Pictures do not belong in your copy. Repeat all the other data exactly.

——————————

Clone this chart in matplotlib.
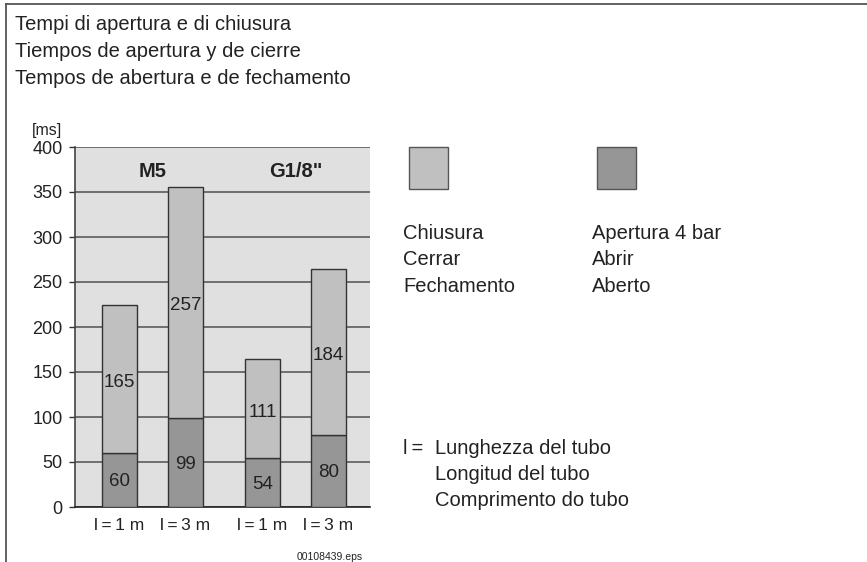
import matplotlib.pyplot as plt
from matplotlib.lines import Line2D
from matplotlib.patches import Rectangle

plt.rcParams["font.family"] = ["Liberation Sans", "DejaVu Sans"]

# data
positions = [0, 1, 2.167, 3.167]
tick_labels = ["l\u2009=\u20091 m", "l\u2009=\u20093 m", "l\u2009=\u20091 m", "l\u2009=\u20093 m"]
opening = [60, 99, 54, 80]        # Apertura 4 bar
closing = [165, 257, 111, 184]    # Chiusura
groups = ["M5", "G1/8\""]
yticks = [0, 50, 100, 150, 200, 250, 300, 350, 400]

title_lines = ["Tempi di apertura e di chiusura",
               "Tiempos de apertura y de cierre",
               "Tempos de abertura e de fechamento"]
legend_close = ["Chiusura", "Cerrar", "Fechamento"]
legend_open = ["Apertura 4 bar", "Abrir", "Aberto"]
length_note = ["Lunghezza del tubo", "Longitud del tubo", "Comprimento do tubo"]

LIGHT = "#c0c0c0"
DARK = "#969696"
BG = "#e0e0e0"
TXT = "#222222"

W, H = 867, 562
fig = plt.figure(figsize=(W / 100, H / 100), dpi=100)


def fx(x):
    return x / W


def fy(y):
    return 1 - y / H


ax = fig.add_axes([fx(75), fy(507), fx(370) - fx(75), fy(147) - fy(507)])
ax.set_facecolor(BG)
ax.set_axisbelow(True)

width = 0.53
ax.bar(positions, opening, width=width, color=DARK, edgecolor="#333333", linewidth=1.0, zorder=3)
ax.bar(positions, closing, width=width, bottom=opening, color=LIGHT, edgecolor="#333333",
       linewidth=1.0, zorder=3)

for x, o, c in zip(positions, opening, closing):
    ax.text(x, o / 2 - 2, str(o), ha="center", va="center", fontsize=13.5, color=TXT, zorder=4)
    ax.text(x, o + c / 2 - 4, str(c), ha="center", va="center", fontsize=13.5, color=TXT, zorder=4)

for i, g in enumerate(groups):
    gx = (positions[2 * i] + positions[2 * i + 1]) / 2
    ax.text(gx, 373, g, ha="center", va="center", fontsize=14.5, fontweight="bold", color=TXT)

ax.set_xlim(-0.674, 3.795)
ax.set_ylim(0, 400)
ax.set_yticks(yticks)
ax.set_xticks(positions)
ax.set_xticklabels(tick_labels)
ax.yaxis.grid(True, color="#666666", linewidth=1.3)
ax.tick_params(axis="y", length=4, width=1, color="#333333", pad=5, labelsize=13, labelcolor=TXT)
ax.tick_params(axis="x", length=0, pad=8, labelsize=12.5, labelcolor=TXT)
for s in ["top", "right"]:
    ax.spines[s].set_visible(False)
ax.spines["left"].set_color("#444444")
ax.spines["bottom"].set_color("#222222")
ax.spines["left"].set_linewidth(1.2)
ax.spines["bottom"].set_linewidth(1.2)

fig.text(fx(32), fy(131), "[ms]", ha="left", va="center", fontsize=11.5, color=TXT)

# title block
for i, line in enumerate(title_lines):
    fig.text(fx(15), fy(25 + 26.5 * i), line, ha="left", va="center", fontsize=14.5, color=TXT)

# legend squares and text
fig.add_artist(Rectangle((fx(409), fy(189)), fx(448) - fx(409), fy(147) - fy(189),
                         facecolor=LIGHT, edgecolor="#555555", linewidth=1.0))
fig.add_artist(Rectangle((fx(597), fy(189)), fx(636) - fx(597), fy(147) - fy(189),
                         facecolor=DARK, edgecolor="#555555", linewidth=1.0))
for i, (a, b) in enumerate(zip(legend_close, legend_open)):
    fig.text(fx(403), fy(233 + 26.5 * i), a, ha="left", va="center", fontsize=14.5, color=TXT)
    fig.text(fx(592), fy(233 + 26.5 * i), b, ha="left", va="center", fontsize=14.5, color=TXT)

fig.text(fx(403), fy(449), "l\u2009=", ha="left", va="center", fontsize=14.5, color=TXT)
for i, line in enumerate(length_note):
    fig.text(fx(435), fy(449 + 25.5 * i), line, ha="left", va="center", fontsize=14.5, color=TXT)

fig.text(fx(297), fy(557), "00108439.eps", ha="left", va="center", fontsize=7.5, color=TXT)

# outer frame (top and left only)
fig.add_artist(Line2D([fx(6), 1], [fy(4), fy(4)], color="#555555", linewidth=1.3))
fig.add_artist(Line2D([fx(6), fx(6)], [0, fy(4)], color="#555555", linewidth=1.3))

fig.savefig("out.png", dpi=100)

——————————

WRITTEN SOLUTION
Clone this chart in matplotlib.
import matplotlib.pyplot as plt
from matplotlib.lines import Line2D
from matplotlib.patches import Rectangle

plt.rcParams["font.family"] = ["Liberation Sans", "DejaVu Sans"]

# data
positions = [0, 1, 2.167, 3.167]
tick_labels = ["l\u2009=\u20091 m", "l\u2009=\u20093 m", "l\u2009=\u20091 m", "l\u2009=\u20093 m"]
opening = [60, 99, 54, 80]        # Apertura 4 bar
closing = [165, 257, 111, 184]    # Chiusura
groups = ["M5", "G1/8\""]
yticks = [0, 50, 100, 150, 200, 250, 300, 350, 400]

title_lines = ["Tempi di apertura e di chiusura",
               "Tiempos de apertura y de cierre",
               "Tempos de abertura e de fechamento"]
legend_close = ["Chiusura", "Cerrar", "Fechamento"]
legend_open = ["Apertura 4 bar", "Abrir", "Aberto"]
length_note = ["Lunghezza del tubo", "Longitud del tubo", "Comprimento do tubo"]

LIGHT = "#c0c0c0"
DARK = "#969696"
BG = "#e0e0e0"
TXT = "#222222"

W, H = 867, 562
fig = plt.figure(figsize=(W / 100, H / 100), dpi=100)


def fx(x):
    return x / W


def fy(y):
    return 1 - y / H


ax = fig.add_axes([fx(75), fy(507), fx(370) - fx(75), fy(147) - fy(507)])
ax.set_facecolor(BG)
ax.set_axisbelow(True)

width = 0.53
ax.bar(positions, opening, width=width, color=DARK, edgecolor="#333333", linewidth=1.0, zorder=3)
ax.bar(positions, closing, width=width, bottom=opening, color=LIGHT, edgecolor="#333333",
       linewidth=1.0, zorder=3)

for x, o, c in zip(positions, opening, closing):
    ax.text(x, o / 2 - 2, str(o), ha="center", va="center", fontsize=13.5, color=TXT, zorder=4)
    ax.text(x, o + c / 2 - 4, str(c), ha="center", va="center", fontsize=13.5, color=TXT, zorder=4)

for i, g in enumerate(groups):
    gx = (positions[2 * i] + positions[2 * i + 1]) / 2
    ax.text(gx, 373, g, ha="center", va="center", fontsize=14.5, fontweight="bold", color=TXT)

ax.set_xlim(-0.674, 3.795)
ax.set_ylim(0, 400)
ax.set_yticks(yticks)
ax.set_xticks(positions)
ax.set_xticklabels(tick_labels)
ax.yaxis.grid(True, color="#666666", linewidth=1.3)
ax.tick_params(axis="y", length=4, width=1, color="#333333", pad=5, labelsize=13, labelcolor=TXT)
ax.tick_params(axis="x", length=0, pad=8, labelsize=12.5, labelcolor=TXT)
for s in ["top", "right"]:
    ax.spines[s].set_visible(False)
ax.spines["left"].set_color("#444444")
ax.spines["bottom"].set_color("#222222")
ax.spines["left"].set_linewidth(1.2)
ax.spines["bottom"].set_linewidth(1.2)

fig.text(fx(32), fy(131), "[ms]", ha="left", va="center", fontsize=11.5, color=TXT)

# title block
for i, line in enumerate(title_lines):
    fig.text(fx(15), fy(25 + 26.5 * i), line, ha="left", va="center", fontsize=14.5, color=TXT)

# legend squares and text
fig.add_artist(Rectangle((fx(409), fy(189)), fx(448) - fx(409), fy(147) - fy(189),
                         facecolor=LIGHT, edgecolor="#555555", linewidth=1.0))
fig.add_artist(Rectangle((fx(597), fy(189)), fx(636) - fx(597), fy(147) - fy(189),
                         facecolor=DARK, edgecolor="#555555", linewidth=1.0))
for i, (a, b) in enumerate(zip(legend_close, legend_open)):
    fig.text(fx(403), fy(233 + 26.5 * i), a, ha="left", va="center", fontsize=14.5, color=TXT)
    fig.text(fx(592), fy(233 + 26.5 * i), b, ha="left", va="center", fontsize=14.5, color=TXT)

fig.text(fx(403), fy(449), "l\u2009=", ha="left", va="center", fontsize=14.5, color=TXT)
for i, line in enumerate(length_note):
    fig.text(fx(435), fy(449 + 25.5 * i), line, ha="left", va="center", fontsize=14.5, color=TXT)

fig.text(fx(297), fy(557), "00108439.eps", ha="left", va="center", fontsize=7.5, color=TXT)

# outer frame (top and left only)
fig.add_artist(Line2D([fx(6), 1], [fy(4), fy(4)], color="#555555", linewidth=1.3))
fig.add_artist(Line2D([fx(6), fx(6)], [0, fy(4)], color="#555555", linewidth=1.3))

fig.savefig("out.png", dpi=100)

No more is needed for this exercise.